** start of GIVEN INFORMATION **
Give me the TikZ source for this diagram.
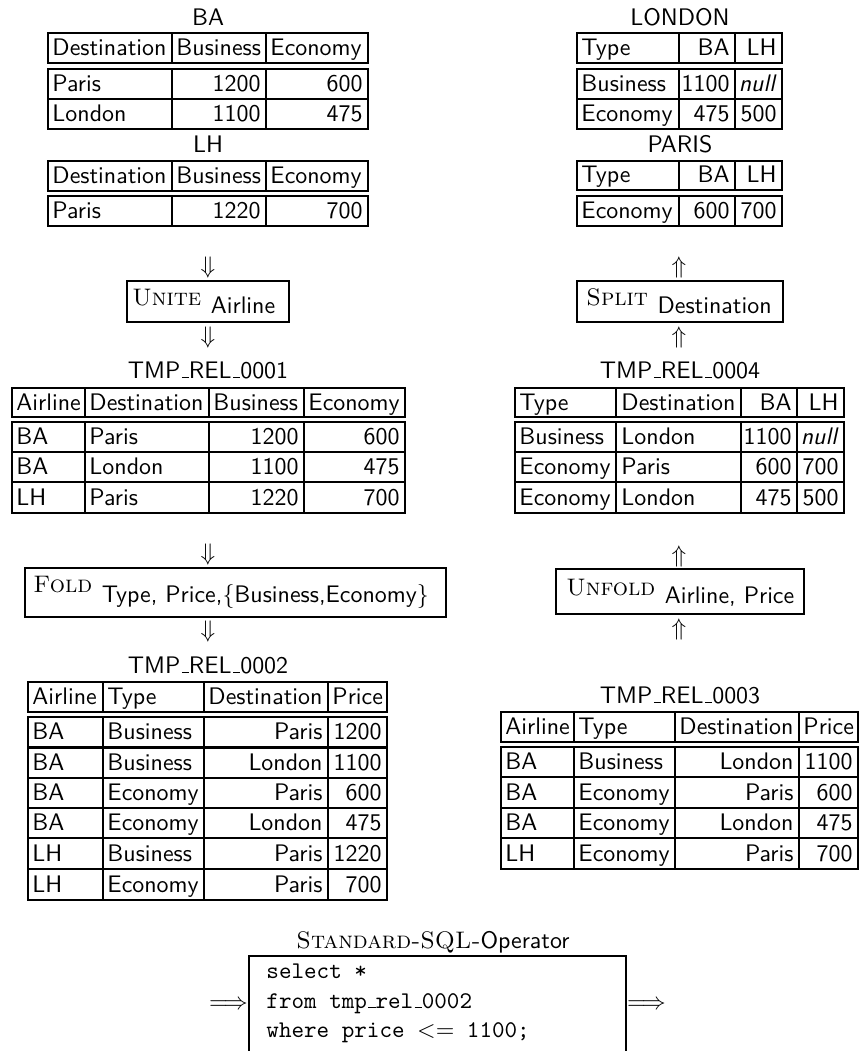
\documentclass[tikz,border=0pt]{standalone}
\renewcommand\familydefault{\sfdefault}
\newcommand\opname[1]{{\rmfamily\scshape #1}}
\newcommand\opsub[2]{\raisebox{-#1}{#2}}
\newcommand\usc{\leavevmode\kern.06em\vbox{\hrule width.3em}}
\begin{document}
\begin{tikzpicture}[x=0.418pt,y=-0.418pt,
  tbl/.style={line width=1.15pt},
  opbox/.style={line width=1.15pt},
  cl/.style={anchor=base west,inner sep=0pt},
  cr/.style={anchor=base east,inner sep=0pt},
  ttl/.style={anchor=base,inner sep=0pt},
  sym/.style={anchor=center,inner sep=0pt},
  symb/.style={anchor=base,inner sep=0pt}]
\useasboundingbox (0,0) rectangle (860,1051);

% ---------- BA ----------
\node[ttl] (ba-t) at (208,25) {BA};
\draw[tbl] (48,33) rectangle (368,63);
\foreach \c in {172,266} \draw[tbl] (\c,33) -- (\c,63);
\draw[tbl] (48,69) rectangle (368,129);
\draw[tbl] (48,99) -- (368,99);
\foreach \c in {172,266} \draw[tbl] (\c,69) -- (\c,129);
\node[cl] (ba-h1) at (52,55) {Destination};
\node[cl] (ba-h2) at (176,55) {Business};
\node[cl] (ba-h3) at (270,55) {Economy};
\node[cl] (ba-11) at (52,91) {Paris};
\node[cr] (ba-12) at (261,91) {1200};
\node[cr] (ba-13) at (363,91) {600};
\node[cl] (ba-21) at (52,121) {London};
\node[cr] (ba-22) at (261,121) {1100};
\node[cr] (ba-23) at (363,121) {475};

% ---------- LH ----------
\node[ttl] (lh-t) at (208,152) {LH};
\draw[tbl] (48,161) rectangle (368,191);
\foreach \c in {172,266} \draw[tbl] (\c,161) -- (\c,191);
\draw[tbl] (48,196) rectangle (368,226);
\foreach \c in {172,266} \draw[tbl] (\c,196) -- (\c,226);
\node[cl] (lh-h1) at (52,183) {Destination};
\node[cl] (lh-h2) at (176,183) {Business};
\node[cl] (lh-h3) at (270,183) {Economy};
\node[cl] (lh-11) at (52,218) {Paris};
\node[cr] (lh-12) at (261,218) {1220};
\node[cr] (lh-13) at (363,218) {700};

% ---------- LONDON ----------
\node[ttl] (lo-t) at (680,25) {LONDON};
\draw[tbl] (577,33) rectangle (782,63);
\foreach \c in {679,735} \draw[tbl] (\c,33) -- (\c,63);
\draw[tbl] (577,69) rectangle (782,129);
\draw[tbl] (577,99) -- (782,99);
\foreach \c in {679,735} \draw[tbl] (\c,69) -- (\c,129);
\node[cl] (lo-h1) at (581,55) {Type};
\node[cr] (lo-h2) at (730,55) {BA};
\node[cr] (lo-h3) at (777,55) {LH};
\node[cl] (lo-11) at (581,91) {Business};
\node[cr] (lo-12) at (730,91) {1100};
\node[cr] (lo-13) at (777,91) {\textit{null}};
\node[cl] (lo-21) at (581,121) {Economy};
\node[cr] (lo-22) at (730,121) {475};
\node[cr] (lo-23) at (777,121) {500};

% ---------- PARIS ----------
\node[ttl] (pa-t) at (680,152) {PARIS};
\draw[tbl] (577,161) rectangle (782,190);
\foreach \c in {679,735} \draw[tbl] (\c,161) -- (\c,190);
\draw[tbl] (577,196) rectangle (782,226);
\foreach \c in {679,735} \draw[tbl] (\c,196) -- (\c,226);
\node[cl] (pa-h1) at (581,182) {Type};
\node[cr] (pa-h2) at (730,182) {BA};
\node[cr] (pa-h3) at (777,182) {LH};
\node[cl] (pa-11) at (581,218) {Economy};
\node[cr] (pa-12) at (730,218) {600};
\node[cr] (pa-13) at (777,218) {700};

% ---------- UNITE ----------
\node[sym] (un-a1) at (208,268) {$\Downarrow$};
\draw[opbox] (127,281) rectangle (289,322);
\node[cl] (unite) at (132,305) {\opname{Unite}\hspace{4pt}\opsub{3.4pt}{Airline}};
\node[sym] (un-a2) at (208,338) {$\Downarrow$};

% ---------- SPLIT ----------
\node[sym] (sp-a1) at (679,268) {$\Uparrow$};
\draw[opbox] (577,281) rectangle (783,322);
\node[cl] (split) at (586,305) {\opname{Split}\hspace{4pt}\opsub{3.4pt}{Destination}};
\node[sym] (sp-a2) at (679,338) {$\Uparrow$};

% ---------- TMP_REL_0001 ----------
\node[ttl] (t1-t) at (208,378) {TMP\usc REL\usc 0001};
\draw[tbl] (12,388) rectangle (405,417);
\foreach \c in {85,209,304} \draw[tbl] (\c,388) -- (\c,417);
\draw[tbl] (12,422) rectangle (405,513);
\foreach \r in {452,482} \draw[tbl] (12,\r) -- (405,\r);
\foreach \c in {85,209,304} \draw[tbl] (\c,422) -- (\c,513);
\node[cl] (t1-h1) at (16,410) {Airline};
\node[cl] (t1-h2) at (89,410) {Destination};
\node[cl] (t1-h3) at (213,410) {Business};
\node[cl] (t1-h4) at (308,410) {Economy};
\node[cl] (t1-11) at (16,444) {BA};
\node[cl] (t1-12) at (89,444) {Paris};
\node[cr] (t1-13) at (299,444) {1200};
\node[cr] (t1-14) at (400,444) {600};
\node[cl] (t1-21) at (16,474) {BA};
\node[cl] (t1-22) at (89,474) {London};
\node[cr] (t1-23) at (299,474) {1100};
\node[cr] (t1-24) at (400,474) {475};
\node[cl] (t1-31) at (16,505) {LH};
\node[cl] (t1-32) at (89,505) {Paris};
\node[cr] (t1-33) at (299,505) {1220};
\node[cr] (t1-34) at (400,505) {700};

% ---------- TMP_REL_0004 ----------
\node[ttl] (t4-t) at (680,378) {TMP\usc REL\usc 0004};
\draw[tbl] (515,388) rectangle (844,417);
\foreach \c in {616,741,797} \draw[tbl] (\c,388) -- (\c,417);
\draw[tbl] (515,422) rectangle (844,513);
\foreach \r in {452,482} \draw[tbl] (515,\r) -- (844,\r);
\foreach \c in {616,741,797} \draw[tbl] (\c,422) -- (\c,513);
\node[cl] (t4-h1) at (519,410) {Type};
\node[cl] (t4-h2) at (621,410) {Destination};
\node[cr] (t4-h3) at (792,410) {BA};
\node[cr] (t4-h4) at (839,410) {LH};
\node[cl] (t4-11) at (519,444) {Business};
\node[cl] (t4-12) at (621,444) {London};
\node[cr] (t4-13) at (792,444) {1100};
\node[cr] (t4-14) at (839,444) {\textit{null}};
\node[cl] (t4-21) at (519,474) {Economy};
\node[cl] (t4-22) at (621,474) {Paris};
\node[cr] (t4-23) at (792,474) {600};
\node[cr] (t4-24) at (839,474) {700};
\node[cl] (t4-31) at (519,505) {Economy};
\node[cl] (t4-32) at (621,505) {London};
\node[cr] (t4-33) at (792,505) {475};
\node[cr] (t4-34) at (839,505) {500};

% ---------- FOLD ----------
\node[sym] (fo-a1) at (208,555) {$\Downarrow$};
\draw[opbox] (25,568) rectangle (446,617);
\node[cl] (fold) at (33,592) {\opname{Fold}\hspace{4pt}\opsub{4.4pt}{Type, Price,$\{$Business,Economy$\}$}};
\node[sym] (fo-a2) at (208,632) {$\Downarrow$};

% ---------- UNFOLD ----------
\node[sym] (uf-a1) at (679,557) {$\Uparrow$};
\draw[opbox] (556,569) rectangle (804,614);
\node[cl] (unfold) at (566,595) {\opname{Unfold}\hspace{4pt}\opsub{3.4pt}{Airline, Price}};
\node[sym] (uf-a2) at (679,630) {$\Uparrow$};

% ---------- TMP_REL_0002 ----------
\node[ttl] (t2-t) at (208,673) {TMP\usc REL\usc 0002};
\draw[tbl] (28,682) rectangle (387,712);
\foreach \c in {103,204,328} \draw[tbl] (\c,682) -- (\c,712);
\draw[tbl] (28,717) rectangle (387,900);
\foreach \r in {747.5,778,808,838,869} \draw[tbl] (28,\r) -- (387,\r);
\foreach \c in {103,204,328} \draw[tbl] (\c,717) -- (\c,900);
\node[cl] (t2-h1) at (32,704) {Airline};
\node[cl] (t2-h2) at (107,704) {Type};
\node[cl] (t2-h3) at (208,704) {Destination};
\node[cl] (t2-h4) at (332,704) {Price};
\node[cl] (t2-11) at (32,739.5) {BA};
\node[cl] (t2-12) at (107,739.5) {Business};
\node[cr] (t2-13) at (323,739.5) {Paris};
\node[cr] (t2-14) at (382,739.5) {1200};
\node[cl] (t2-21) at (32,770) {BA};
\node[cl] (t2-22) at (107,770) {Business};
\node[cr] (t2-23) at (323,770) {London};
\node[cr] (t2-24) at (382,770) {1100};
\node[cl] (t2-31) at (32,800) {BA};
\node[cl] (t2-32) at (107,800) {Economy};
\node[cr] (t2-33) at (323,800) {Paris};
\node[cr] (t2-34) at (382,800) {600};
\node[cl] (t2-41) at (32,830) {BA};
\node[cl] (t2-42) at (107,830) {Economy};
\node[cr] (t2-43) at (323,830) {London};
\node[cr] (t2-44) at (382,830) {475};
\node[cl] (t2-51) at (32,861) {LH};
\node[cl] (t2-52) at (107,861) {Business};
\node[cr] (t2-53) at (323,861) {Paris};
\node[cr] (t2-54) at (382,861) {1220};
\node[cl] (t2-61) at (32,892) {LH};
\node[cl] (t2-62) at (107,892) {Economy};
\node[cr] (t2-63) at (323,892) {Paris};
\node[cr] (t2-64) at (382,892) {700};

% ---------- TMP_REL_0003 ----------
\node[ttl] (t3-t) at (680,703) {TMP\usc REL\usc 0003};
\draw[tbl] (501,712) rectangle (858,742);
\foreach \c in {574,675,799} \draw[tbl] (\c,712) -- (\c,742);
\draw[tbl] (501,747) rectangle (858,869);
\foreach \r in {777,808,838} \draw[tbl] (501,\r) -- (858,\r);
\foreach \c in {574,675,799} \draw[tbl] (\c,747) -- (\c,869);
\node[cl] (t3-h1) at (505,734) {Airline};
\node[cl] (t3-h2) at (578,734) {Type};
\node[cl] (t3-h3) at (679,734) {Destination};
\node[cl] (t3-h4) at (803,734) {Price};
\node[cl] (t3-11) at (505,769) {BA};
\node[cl] (t3-12) at (578,769) {Business};
\node[cr] (t3-13) at (794,769) {London};
\node[cr] (t3-14) at (853,769) {1100};
\node[cl] (t3-21) at (505,800) {BA};
\node[cl] (t3-22) at (578,800) {Economy};
\node[cr] (t3-23) at (794,800) {Paris};
\node[cr] (t3-24) at (853,800) {600};
\node[cl] (t3-31) at (505,830) {BA};
\node[cl] (t3-32) at (578,830) {Economy};
\node[cr] (t3-33) at (794,830) {London};
\node[cr] (t3-34) at (853,830) {475};
\node[cl] (t3-41) at (505,861) {LH};
\node[cl] (t3-42) at (578,861) {Economy};
\node[cr] (t3-43) at (794,861) {Paris};
\node[cr] (t3-44) at (853,861) {700};

% ---------- SQL operator ----------
\node[ttl] (sql-t) at (433,948) {\opname{Standard-SQL-}Operator};
\draw[opbox] (249,1062) -- (249,956) -- (626,956) -- (626,1062);
\node[cl] (sql-1) at (266,978) {\ttfamily select *};
\node[cl] (sql-2) at (266,1008) {\ttfamily from tmp\usc rel\usc 0002};
\node[cl] (sql-3) at (266,1037) {\ttfamily where price $<=$ 1100;};
\node[symb] (sql-in) at (228.5,1009) {$\Longrightarrow$};
\node[symb] (sql-out) at (646.5,1009) {$\Longrightarrow$};
\end{tikzpicture}
\end{document}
** end of GIVEN INFORMATION **
Leave out any pictures, please, and quote only the lines from the top of the data through the line that contains "(0,0) rectangle (860,1051);".

» **SOLUTION**:
Give me the TikZ source for this diagram.
\documentclass[tikz,border=0pt]{standalone}
\renewcommand\familydefault{\sfdefault}
\newcommand\opname[1]{{\rmfamily\scshape #1}}
\newcommand\opsub[2]{\raisebox{-#1}{#2}}
\newcommand\usc{\leavevmode\kern.06em\vbox{\hrule width.3em}}
\begin{document}
\begin{tikzpicture}[x=0.418pt,y=-0.418pt,
  tbl/.style={line width=1.15pt},
  opbox/.style={line width=1.15pt},
  cl/.style={anchor=base west,inner sep=0pt},
  cr/.style={anchor=base east,inner sep=0pt},
  ttl/.style={anchor=base,inner sep=0pt},
  sym/.style={anchor=center,inner sep=0pt},
  symb/.style={anchor=base,inner sep=0pt}]
\useasboundingbox (0,0) rectangle (860,1051);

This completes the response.